The choice of database technology (vector DBs like Qdrant, Chroma, or hybrid solutions with Postgres) and data processing tools (like Unstructured.io for complex file types) also plays a crucial role in the effectiveness of any RAG system. For real-time, constantly changing data, specialized dynamic knowledge graph solutions are also being developed.

To RAG, Evolve RAG, or Go Direct?

The arrival of million-token context windows in models like Gemini has undeniably shifted the landscape. For smaller, self-contained knowledge bases, the ability to include all relevant information directly in the prompt offers a powerful and simpler path, potentially obviating the need for a separate RAG pipeline.
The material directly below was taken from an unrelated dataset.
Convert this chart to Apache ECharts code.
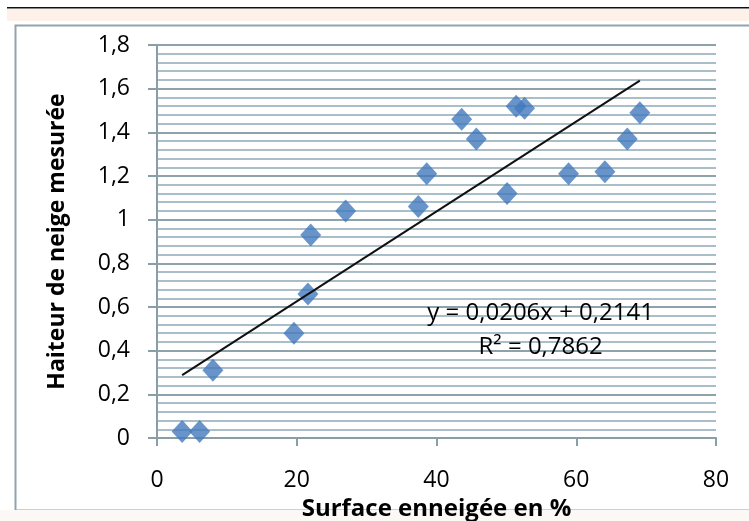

However, for large, complex, and ever-growing datasets, RAG in some form remains essential for providing scalable access to external knowledge. The key takeaway is that basic RAG is often just the starting point. To build truly intelligent, reliable, and accurate AI agents capable of deeply understanding and utilizing vast knowledge stores, we must embrace more advanced strategies. Contextual Retrieval, Agentic RAG, Hybrid Search, Reranking, and Knowledge Graphs are not just academic curiosities; they are increasingly becoming necessary components for pushing the boundaries of what AI can achieve.

So, the question isn't just "To RAG or not to RAG?" It's also "If RAG, then how RAG?" As your data grows and your accuracy requirements tighten, evolving beyond basic RAG will likely be key to unlocking the full potential of your AI systems.